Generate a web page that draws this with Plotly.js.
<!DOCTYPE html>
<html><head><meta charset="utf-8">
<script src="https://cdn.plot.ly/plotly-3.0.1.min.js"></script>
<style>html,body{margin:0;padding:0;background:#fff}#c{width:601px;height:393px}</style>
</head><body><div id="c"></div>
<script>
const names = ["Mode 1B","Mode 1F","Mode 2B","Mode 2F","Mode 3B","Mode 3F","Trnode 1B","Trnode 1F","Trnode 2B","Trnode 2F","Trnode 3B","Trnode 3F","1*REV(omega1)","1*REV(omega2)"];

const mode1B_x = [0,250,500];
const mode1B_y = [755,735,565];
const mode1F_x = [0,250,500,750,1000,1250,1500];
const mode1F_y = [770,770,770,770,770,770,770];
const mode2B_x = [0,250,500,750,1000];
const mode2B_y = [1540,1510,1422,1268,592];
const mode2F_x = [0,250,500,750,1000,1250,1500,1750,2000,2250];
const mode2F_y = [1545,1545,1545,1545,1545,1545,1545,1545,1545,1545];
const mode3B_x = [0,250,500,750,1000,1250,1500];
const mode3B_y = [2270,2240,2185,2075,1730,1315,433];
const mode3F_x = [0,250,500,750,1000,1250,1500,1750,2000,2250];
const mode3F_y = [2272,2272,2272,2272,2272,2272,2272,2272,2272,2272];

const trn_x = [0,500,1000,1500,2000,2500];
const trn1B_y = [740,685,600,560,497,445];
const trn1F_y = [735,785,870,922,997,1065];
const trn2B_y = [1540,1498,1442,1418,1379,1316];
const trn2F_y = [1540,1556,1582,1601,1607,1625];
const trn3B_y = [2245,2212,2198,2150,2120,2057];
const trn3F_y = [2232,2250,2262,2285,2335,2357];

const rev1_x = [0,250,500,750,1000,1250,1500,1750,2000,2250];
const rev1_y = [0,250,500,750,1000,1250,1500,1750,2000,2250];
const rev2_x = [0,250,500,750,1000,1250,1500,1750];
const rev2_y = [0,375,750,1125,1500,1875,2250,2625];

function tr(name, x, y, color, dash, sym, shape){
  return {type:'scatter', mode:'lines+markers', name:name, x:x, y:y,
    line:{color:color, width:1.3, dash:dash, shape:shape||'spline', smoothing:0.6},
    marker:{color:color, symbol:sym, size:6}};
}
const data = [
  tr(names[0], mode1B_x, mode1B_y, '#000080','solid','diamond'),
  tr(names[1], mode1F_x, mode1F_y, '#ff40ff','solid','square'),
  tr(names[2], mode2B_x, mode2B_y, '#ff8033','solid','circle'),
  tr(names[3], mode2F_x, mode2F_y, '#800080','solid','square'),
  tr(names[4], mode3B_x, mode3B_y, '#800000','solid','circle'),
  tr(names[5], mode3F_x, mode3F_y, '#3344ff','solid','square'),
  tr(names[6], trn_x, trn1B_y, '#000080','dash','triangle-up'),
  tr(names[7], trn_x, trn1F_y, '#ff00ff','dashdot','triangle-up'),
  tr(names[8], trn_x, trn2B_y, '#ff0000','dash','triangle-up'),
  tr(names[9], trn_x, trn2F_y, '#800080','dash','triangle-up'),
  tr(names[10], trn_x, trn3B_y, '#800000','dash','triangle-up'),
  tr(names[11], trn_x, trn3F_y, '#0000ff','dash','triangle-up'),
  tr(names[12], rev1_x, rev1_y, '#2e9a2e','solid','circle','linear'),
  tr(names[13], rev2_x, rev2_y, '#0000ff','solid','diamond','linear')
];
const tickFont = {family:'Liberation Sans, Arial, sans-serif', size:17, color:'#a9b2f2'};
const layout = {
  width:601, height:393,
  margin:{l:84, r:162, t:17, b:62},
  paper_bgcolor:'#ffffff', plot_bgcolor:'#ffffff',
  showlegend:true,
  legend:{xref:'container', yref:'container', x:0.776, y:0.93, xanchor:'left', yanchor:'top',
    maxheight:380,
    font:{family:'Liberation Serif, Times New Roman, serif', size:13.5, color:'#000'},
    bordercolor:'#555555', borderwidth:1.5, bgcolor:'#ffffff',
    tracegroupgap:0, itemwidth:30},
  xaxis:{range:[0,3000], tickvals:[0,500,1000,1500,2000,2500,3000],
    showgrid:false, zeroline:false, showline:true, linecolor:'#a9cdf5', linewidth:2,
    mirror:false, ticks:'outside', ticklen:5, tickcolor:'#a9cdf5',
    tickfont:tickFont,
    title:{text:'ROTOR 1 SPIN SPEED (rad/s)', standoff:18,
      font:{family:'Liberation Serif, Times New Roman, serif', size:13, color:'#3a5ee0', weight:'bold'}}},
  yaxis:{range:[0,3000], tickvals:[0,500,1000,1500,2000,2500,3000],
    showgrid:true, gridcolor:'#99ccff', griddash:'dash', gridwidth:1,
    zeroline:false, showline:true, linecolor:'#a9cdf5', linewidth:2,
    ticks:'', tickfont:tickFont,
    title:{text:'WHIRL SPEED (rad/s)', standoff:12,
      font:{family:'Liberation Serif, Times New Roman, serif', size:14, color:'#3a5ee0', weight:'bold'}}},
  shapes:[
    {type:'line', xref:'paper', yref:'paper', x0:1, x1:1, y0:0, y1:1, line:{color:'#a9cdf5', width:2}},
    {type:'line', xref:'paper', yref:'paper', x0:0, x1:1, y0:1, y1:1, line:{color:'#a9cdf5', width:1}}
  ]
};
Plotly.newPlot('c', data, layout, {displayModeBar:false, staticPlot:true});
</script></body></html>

==

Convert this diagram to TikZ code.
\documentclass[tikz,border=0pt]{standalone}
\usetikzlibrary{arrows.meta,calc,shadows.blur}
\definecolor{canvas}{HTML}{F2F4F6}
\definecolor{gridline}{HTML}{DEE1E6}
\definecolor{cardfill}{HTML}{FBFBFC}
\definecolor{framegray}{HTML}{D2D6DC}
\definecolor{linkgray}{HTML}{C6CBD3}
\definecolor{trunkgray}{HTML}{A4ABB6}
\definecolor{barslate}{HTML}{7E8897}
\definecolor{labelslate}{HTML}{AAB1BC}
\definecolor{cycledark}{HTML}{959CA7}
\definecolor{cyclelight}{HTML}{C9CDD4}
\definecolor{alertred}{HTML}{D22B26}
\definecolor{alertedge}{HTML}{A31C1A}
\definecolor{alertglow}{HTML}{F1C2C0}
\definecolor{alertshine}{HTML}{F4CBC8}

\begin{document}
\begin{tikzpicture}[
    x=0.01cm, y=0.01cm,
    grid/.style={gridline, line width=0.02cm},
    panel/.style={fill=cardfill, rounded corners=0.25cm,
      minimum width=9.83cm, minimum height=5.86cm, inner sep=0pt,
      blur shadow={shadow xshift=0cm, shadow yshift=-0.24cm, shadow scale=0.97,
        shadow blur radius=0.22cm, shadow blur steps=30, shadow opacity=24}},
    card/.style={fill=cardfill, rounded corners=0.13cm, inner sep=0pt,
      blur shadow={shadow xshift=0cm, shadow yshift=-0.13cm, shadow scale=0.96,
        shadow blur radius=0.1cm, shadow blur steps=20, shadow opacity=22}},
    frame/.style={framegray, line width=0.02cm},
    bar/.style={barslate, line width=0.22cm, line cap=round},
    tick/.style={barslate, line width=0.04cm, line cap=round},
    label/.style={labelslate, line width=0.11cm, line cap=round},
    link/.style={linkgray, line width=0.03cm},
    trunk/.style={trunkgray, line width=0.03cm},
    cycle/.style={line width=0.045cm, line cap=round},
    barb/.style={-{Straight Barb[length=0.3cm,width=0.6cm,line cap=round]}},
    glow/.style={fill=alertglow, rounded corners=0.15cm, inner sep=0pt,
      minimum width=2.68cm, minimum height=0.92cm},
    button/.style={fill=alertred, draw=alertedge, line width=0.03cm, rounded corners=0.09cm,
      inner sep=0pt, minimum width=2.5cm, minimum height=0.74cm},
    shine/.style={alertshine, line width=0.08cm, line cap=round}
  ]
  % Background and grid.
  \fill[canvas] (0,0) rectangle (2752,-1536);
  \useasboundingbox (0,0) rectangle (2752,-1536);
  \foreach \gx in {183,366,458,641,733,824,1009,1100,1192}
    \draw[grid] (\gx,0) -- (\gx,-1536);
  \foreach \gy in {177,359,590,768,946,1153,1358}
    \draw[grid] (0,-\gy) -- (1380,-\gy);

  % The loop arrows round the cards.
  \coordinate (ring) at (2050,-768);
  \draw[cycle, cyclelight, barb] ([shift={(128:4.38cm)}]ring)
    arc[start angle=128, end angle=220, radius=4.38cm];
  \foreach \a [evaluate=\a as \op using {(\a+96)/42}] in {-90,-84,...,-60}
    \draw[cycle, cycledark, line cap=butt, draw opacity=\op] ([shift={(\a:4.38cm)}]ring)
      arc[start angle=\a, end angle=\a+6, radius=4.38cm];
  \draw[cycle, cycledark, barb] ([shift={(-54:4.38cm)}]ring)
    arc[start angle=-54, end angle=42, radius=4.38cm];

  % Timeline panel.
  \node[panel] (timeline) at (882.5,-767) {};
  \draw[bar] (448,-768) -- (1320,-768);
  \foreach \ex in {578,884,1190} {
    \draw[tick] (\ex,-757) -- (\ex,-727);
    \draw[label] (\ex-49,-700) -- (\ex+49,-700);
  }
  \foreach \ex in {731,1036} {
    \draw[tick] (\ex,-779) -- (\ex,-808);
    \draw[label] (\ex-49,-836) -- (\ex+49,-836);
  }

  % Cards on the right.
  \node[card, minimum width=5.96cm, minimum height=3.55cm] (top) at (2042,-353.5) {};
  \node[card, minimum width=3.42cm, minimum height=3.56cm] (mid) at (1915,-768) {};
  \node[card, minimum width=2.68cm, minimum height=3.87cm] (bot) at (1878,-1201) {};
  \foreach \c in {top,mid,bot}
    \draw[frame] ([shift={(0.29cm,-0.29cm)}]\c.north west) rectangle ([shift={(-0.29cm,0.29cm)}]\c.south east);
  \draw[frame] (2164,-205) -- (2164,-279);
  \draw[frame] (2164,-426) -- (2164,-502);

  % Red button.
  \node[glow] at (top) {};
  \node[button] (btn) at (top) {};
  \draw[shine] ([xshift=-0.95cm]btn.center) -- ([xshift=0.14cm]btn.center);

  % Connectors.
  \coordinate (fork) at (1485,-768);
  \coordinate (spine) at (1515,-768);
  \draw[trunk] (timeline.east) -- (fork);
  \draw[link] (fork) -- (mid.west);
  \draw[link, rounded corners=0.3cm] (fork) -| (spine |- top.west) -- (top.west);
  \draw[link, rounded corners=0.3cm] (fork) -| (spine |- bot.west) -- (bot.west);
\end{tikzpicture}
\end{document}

==

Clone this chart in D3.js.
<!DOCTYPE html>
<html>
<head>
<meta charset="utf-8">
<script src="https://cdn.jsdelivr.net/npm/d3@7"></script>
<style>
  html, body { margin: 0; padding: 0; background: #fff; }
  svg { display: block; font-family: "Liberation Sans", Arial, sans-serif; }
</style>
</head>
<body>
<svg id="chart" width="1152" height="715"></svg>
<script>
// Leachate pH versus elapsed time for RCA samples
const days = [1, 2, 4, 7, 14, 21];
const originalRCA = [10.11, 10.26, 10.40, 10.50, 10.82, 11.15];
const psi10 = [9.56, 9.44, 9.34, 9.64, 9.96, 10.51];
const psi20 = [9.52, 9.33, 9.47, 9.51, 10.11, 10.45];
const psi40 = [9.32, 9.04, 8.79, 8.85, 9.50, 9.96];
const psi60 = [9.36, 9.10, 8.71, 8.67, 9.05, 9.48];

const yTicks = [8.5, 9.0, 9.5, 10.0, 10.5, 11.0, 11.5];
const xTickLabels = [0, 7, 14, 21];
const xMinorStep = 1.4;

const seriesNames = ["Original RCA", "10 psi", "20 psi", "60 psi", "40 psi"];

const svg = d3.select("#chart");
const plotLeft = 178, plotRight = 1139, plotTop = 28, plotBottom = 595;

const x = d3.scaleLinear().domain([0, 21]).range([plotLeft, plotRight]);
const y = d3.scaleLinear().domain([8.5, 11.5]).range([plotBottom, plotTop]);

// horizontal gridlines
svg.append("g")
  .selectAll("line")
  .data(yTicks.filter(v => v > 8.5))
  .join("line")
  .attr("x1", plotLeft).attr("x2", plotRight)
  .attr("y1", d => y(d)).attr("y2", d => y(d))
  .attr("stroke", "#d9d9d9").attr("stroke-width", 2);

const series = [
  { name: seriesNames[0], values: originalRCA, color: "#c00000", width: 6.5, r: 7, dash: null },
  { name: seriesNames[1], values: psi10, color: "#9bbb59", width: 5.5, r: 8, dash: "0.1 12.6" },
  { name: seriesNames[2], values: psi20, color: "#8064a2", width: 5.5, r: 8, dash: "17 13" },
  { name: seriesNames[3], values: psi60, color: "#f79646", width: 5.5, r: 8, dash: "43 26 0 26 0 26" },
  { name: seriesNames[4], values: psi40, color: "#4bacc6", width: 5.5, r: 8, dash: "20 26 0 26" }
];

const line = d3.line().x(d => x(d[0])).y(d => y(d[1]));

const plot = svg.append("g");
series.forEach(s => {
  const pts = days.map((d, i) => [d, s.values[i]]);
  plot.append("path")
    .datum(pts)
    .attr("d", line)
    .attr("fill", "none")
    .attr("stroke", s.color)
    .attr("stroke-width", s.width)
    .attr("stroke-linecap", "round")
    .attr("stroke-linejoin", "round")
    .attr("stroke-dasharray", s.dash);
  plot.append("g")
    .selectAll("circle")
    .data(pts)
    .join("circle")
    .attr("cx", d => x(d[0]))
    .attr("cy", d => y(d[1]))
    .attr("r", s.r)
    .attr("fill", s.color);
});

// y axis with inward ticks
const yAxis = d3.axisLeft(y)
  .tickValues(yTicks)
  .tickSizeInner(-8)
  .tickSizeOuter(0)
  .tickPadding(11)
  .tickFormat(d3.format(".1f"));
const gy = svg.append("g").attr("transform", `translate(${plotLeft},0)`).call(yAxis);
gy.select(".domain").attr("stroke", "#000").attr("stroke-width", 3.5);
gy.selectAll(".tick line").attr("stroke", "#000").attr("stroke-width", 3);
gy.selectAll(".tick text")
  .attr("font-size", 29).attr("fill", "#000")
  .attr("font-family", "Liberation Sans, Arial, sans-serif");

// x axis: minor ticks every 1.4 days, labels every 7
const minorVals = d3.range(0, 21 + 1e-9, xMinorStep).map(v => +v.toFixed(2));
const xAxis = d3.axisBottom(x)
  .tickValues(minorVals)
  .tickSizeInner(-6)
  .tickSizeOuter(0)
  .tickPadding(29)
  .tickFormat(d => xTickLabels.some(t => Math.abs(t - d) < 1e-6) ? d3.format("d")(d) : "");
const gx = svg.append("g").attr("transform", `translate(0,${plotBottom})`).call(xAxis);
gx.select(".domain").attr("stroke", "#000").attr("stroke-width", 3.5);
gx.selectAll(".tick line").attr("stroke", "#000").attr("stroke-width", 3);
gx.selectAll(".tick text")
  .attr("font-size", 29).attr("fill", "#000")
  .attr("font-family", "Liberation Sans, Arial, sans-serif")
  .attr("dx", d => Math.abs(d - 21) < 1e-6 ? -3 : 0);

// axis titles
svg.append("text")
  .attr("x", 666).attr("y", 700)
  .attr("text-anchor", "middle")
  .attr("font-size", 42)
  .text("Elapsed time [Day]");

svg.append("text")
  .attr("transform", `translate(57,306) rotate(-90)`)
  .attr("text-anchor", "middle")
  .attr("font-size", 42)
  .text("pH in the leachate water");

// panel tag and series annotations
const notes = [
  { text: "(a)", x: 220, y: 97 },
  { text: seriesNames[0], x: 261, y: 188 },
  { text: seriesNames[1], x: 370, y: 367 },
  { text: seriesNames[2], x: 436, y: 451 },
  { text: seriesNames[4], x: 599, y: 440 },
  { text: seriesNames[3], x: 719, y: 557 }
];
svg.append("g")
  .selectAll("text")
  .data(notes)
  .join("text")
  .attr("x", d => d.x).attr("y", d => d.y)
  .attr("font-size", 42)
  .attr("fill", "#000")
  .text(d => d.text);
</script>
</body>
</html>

> Required work
Copy each line containing the word "with" from the data.

> Written response
Generate a web page that draws this with Plotly.js.
// y axis with inward ticks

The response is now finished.